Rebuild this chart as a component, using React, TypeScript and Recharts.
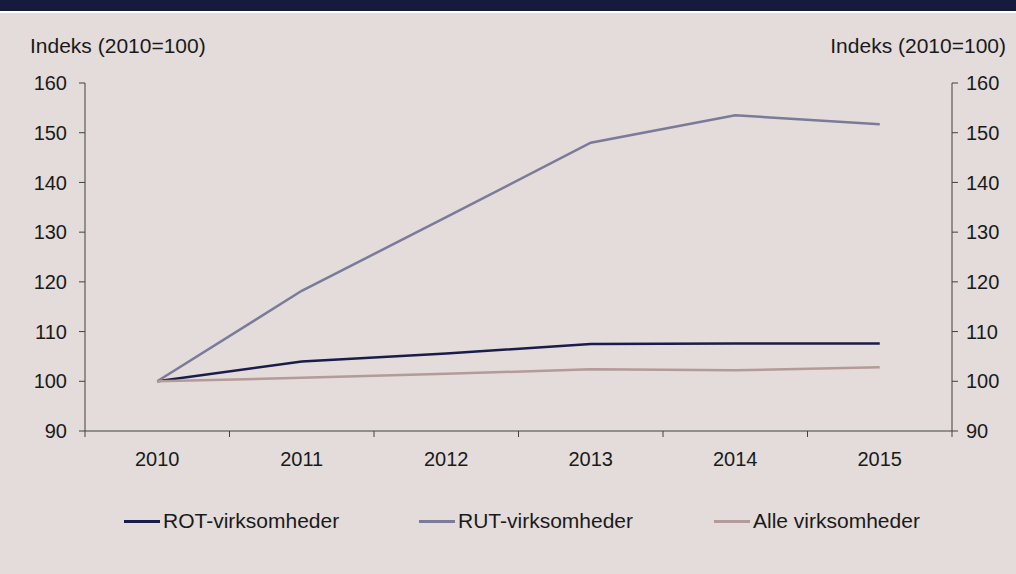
import React from 'react';
import { LineChart, Line, XAxis, YAxis, Legend } from 'recharts';

const years = ['2010', '2011', '2012', '2013', '2014', '2015'];
const rotValues = [100, 104, 105.6, 107.5, 107.6, 107.6];
const rutValues = [100, 118.2, 133, 148, 153.5, 151.7];
const alleValues = [100, 100.7, 101.5, 102.4, 102.2, 102.8];
const yTicks = [90, 100, 110, 120, 130, 140, 150, 160];

const seriesInfo = [
  { key: 'rot', name: 'ROT-virksomheder', color: '#1a1d4a' },
  { key: 'rut', name: 'RUT-virksomheder', color: '#7a7b99' },
  { key: 'alle', name: 'Alle virksomheder', color: '#b49a98' },
];

const chartData = years.map((year, i) => ({
  year,
  rot: rotValues[i],
  rut: rutValues[i],
  alle: alleValues[i],
}));

const FONT = '"Liberation Sans", Arial, sans-serif';
const TEXT = '#1a1a1a';
const AXIS = '#404040';

// x ticks sit between the categories, labels sit in the middle
const YearTick = (props: any) => {
  const { x, y, payload, index, visibleTicksCount } = props;
  const off = payload && payload.offset ? payload.offset : 72.25;
  const last = index === (visibleTicksCount ?? years.length) - 1;
  return (
    <g>
      <line x1={x - off} y1={y} x2={x - off} y2={y + 6} stroke={AXIS} strokeWidth={1} />
      {last && <line x1={x + off} y1={y} x2={x + off} y2={y + 6} stroke={AXIS} strokeWidth={1} />}
      <text x={x} y={y + 35} textAnchor="middle" fill={TEXT} fontSize={20} fontFamily={FONT}>
        {payload.value}
      </text>
    </g>
  );
};

const LegendBox = () => (
  <div style={{ display: 'flex', height: 30, alignItems: 'center', paddingLeft: 124, fontFamily: FONT }}>
    {seriesInfo.map((s) => (
      <div key={s.key} style={{ width: 295, display: 'flex', alignItems: 'center' }}>
        <div style={{ width: 36, height: 3, background: s.color, marginRight: 3 }} />
        <span style={{ fontSize: 21, color: TEXT }}>{s.name}</span>
      </div>
    ))}
  </div>
);

export default function App() {
  return (
    <div style={{ position: 'absolute', left: 0, top: 0, width: 1016, height: 574, background: '#e3dcdb', fontFamily: FONT }}>
      <div style={{ position: 'absolute', left: 0, top: 0, width: 1016, height: 11, background: '#161a3e' }} />
      <div style={{ position: 'absolute', left: 0, top: 11, width: 1016, height: 2, background: '#ffffff' }} />
      <div style={{ position: 'absolute', left: 30, top: 34, fontSize: 21, color: TEXT }}>Indeks (2010=100)</div>
      <div style={{ position: 'absolute', right: 10, top: 34, fontSize: 21, color: TEXT }}>Indeks (2010=100)</div>
      <LineChart
        width={1016}
        height={574}
        data={chartData}
        margin={{ top: 83, right: 0, left: 0, bottom: 38 }}
      >
        <XAxis
          dataKey="year"
          scale="band"
          height={75}
          stroke={AXIS}
          tickLine={false}
          tickSize={0}
          tickMargin={0}
          tick={<YearTick />}
          interval={0}
        />
        <YAxis
          yAxisId="left"
          width={85}
          domain={[90, 160]}
          ticks={yTicks}
          stroke={AXIS}
          tickSize={6}
          tickMargin={12}
          tick={{ fill: TEXT, fontSize: 20, fontFamily: FONT }}
        />
        <YAxis
          yAxisId="right"
          orientation="right"
          width={64}
          domain={[90, 160]}
          allowDataOverflow
          ticks={yTicks}
          stroke={AXIS}
          tickSize={6}
          tickMargin={8}
          tick={{ fill: TEXT, fontSize: 20, fontFamily: FONT }}
        />
        {seriesInfo.map((s) => (
          <Line
            key={s.key}
            yAxisId="left"
            type="linear"
            dataKey={s.key}
            name={s.name}
            stroke={s.color}
            strokeWidth={2.5}
            dot={false}
            activeDot={false}
            isAnimationActive={false}
          />
        ))}
        {/* same series on the right scale, invisible, so the right axis gets its ticks */}
        <Line
          yAxisId="right"
          type="linear"
          dataKey="rot"
          stroke="none"
          strokeWidth={0}
          dot={false}
          activeDot={false}
          legendType="none"
          isAnimationActive={false}
        />
        <Legend verticalAlign="bottom" height={30} content={<LegendBox />} />
      </LineChart>
    </div>
  );
}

Given task: From the listing, extract all text exactly as given and drop any picture.

Complete response:
Rebuild this chart as a component, using React, TypeScript and Recharts.
import React from 'react';
import { LineChart, Line, XAxis, YAxis, Legend } from 'recharts';

const years = ['2010', '2011', '2012', '2013', '2014', '2015'];
const rotValues = [100, 104, 105.6, 107.5, 107.6, 107.6];
const rutValues = [100, 118.2, 133, 148, 153.5, 151.7];
const alleValues = [100, 100.7, 101.5, 102.4, 102.2, 102.8];
const yTicks = [90, 100, 110, 120, 130, 140, 150, 160];

const seriesInfo = [
  { key: 'rot', name: 'ROT-virksomheder', color: '#1a1d4a' },
  { key: 'rut', name: 'RUT-virksomheder', color: '#7a7b99' },
  { key: 'alle', name: 'Alle virksomheder', color: '#b49a98' },
];

const chartData = years.map((year, i) => ({
  year,
  rot: rotValues[i],
  rut: rutValues[i],
  alle: alleValues[i],
}));

const FONT = '"Liberation Sans", Arial, sans-serif';
const TEXT = '#1a1a1a';
const AXIS = '#404040';

// x ticks sit between the categories, labels sit in the middle
const YearTick = (props: any) => {
  const { x, y, payload, index, visibleTicksCount } = props;
  const off = payload && payload.offset ? payload.offset : 72.25;
  const last = index === (visibleTicksCount ?? years.length) - 1;
  return (
    <g>
      <line x1={x - off} y1={y} x2={x - off} y2={y + 6} stroke={AXIS} strokeWidth={1} />
      {last && <line x1={x + off} y1={y} x2={x + off} y2={y + 6} stroke={AXIS} strokeWidth={1} />}
      <text x={x} y={y + 35} textAnchor="middle" fill={TEXT} fontSize={20} fontFamily={FONT}>
        {payload.value}
      </text>
    </g>
  );
};

const LegendBox = () => (
  <div style={{ display: 'flex', height: 30, alignItems: 'center', paddingLeft: 124, fontFamily: FONT }}>
    {seriesInfo.map((s) => (
      <div key={s.key} style={{ width: 295, display: 'flex', alignItems: 'center' }}>
        <div style={{ width: 36, height: 3, background: s.color, marginRight: 3 }} />
        <span style={{ fontSize: 21, color: TEXT }}>{s.name}</span>
      </div>
    ))}
  </div>
);

export default function App() {
  return (
    <div style={{ position: 'absolute', left: 0, top: 0, width: 1016, height: 574, background: '#e3dcdb', fontFamily: FONT }}>
      <div style={{ position: 'absolute', left: 0, top: 0, width: 1016, height: 11, background: '#161a3e' }} />
      <div style={{ position: 'absolute', left: 0, top: 11, width: 1016, height: 2, background: '#ffffff' }} />
      <div style={{ position: 'absolute', left: 30, top: 34, fontSize: 21, color: TEXT }}>Indeks (2010=100)</div>
      <div style={{ position: 'absolute', right: 10, top: 34, fontSize: 21, color: TEXT }}>Indeks (2010=100)</div>
      <LineChart
        width={1016}
        height={574}
        data={chartData}
        margin={{ top: 83, right: 0, left: 0, bottom: 38 }}
      >
        <XAxis
          dataKey="year"
          scale="band"
          height={75}
          stroke={AXIS}
          tickLine={false}
          tickSize={0}
          tickMargin={0}
          tick={<YearTick />}
          interval={0}
        />
        <YAxis
          yAxisId="left"
          width={85}
          domain={[90, 160]}
          ticks={yTicks}
          stroke={AXIS}
          tickSize={6}
          tickMargin={12}
          tick={{ fill: TEXT, fontSize: 20, fontFamily: FONT }}
        />
        <YAxis
          yAxisId="right"
          orientation="right"
          width={64}
          domain={[90, 160]}
          allowDataOverflow
          ticks={yTicks}
          stroke={AXIS}
          tickSize={6}
          tickMargin={8}
          tick={{ fill: TEXT, fontSize: 20, fontFamily: FONT }}
        />
        {seriesInfo.map((s) => (
          <Line
            key={s.key}
            yAxisId="left"
            type="linear"
            dataKey={s.key}
            name={s.name}
            stroke={s.color}
            strokeWidth={2.5}
            dot={false}
            activeDot={false}
            isAnimationActive={false}
          />
        ))}
        {/* same series on the right scale, invisible, so the right axis gets its ticks */}
        <Line
          yAxisId="right"
          type="linear"
          dataKey="rot"
          stroke="none"
          strokeWidth={0}
          dot={false}
          activeDot={false}
          legendType="none"
          isAnimationActive={false}
        />
        <Legend verticalAlign="bottom" height={30} content={<LegendBox />} />
      </LineChart>
    </div>
  );
}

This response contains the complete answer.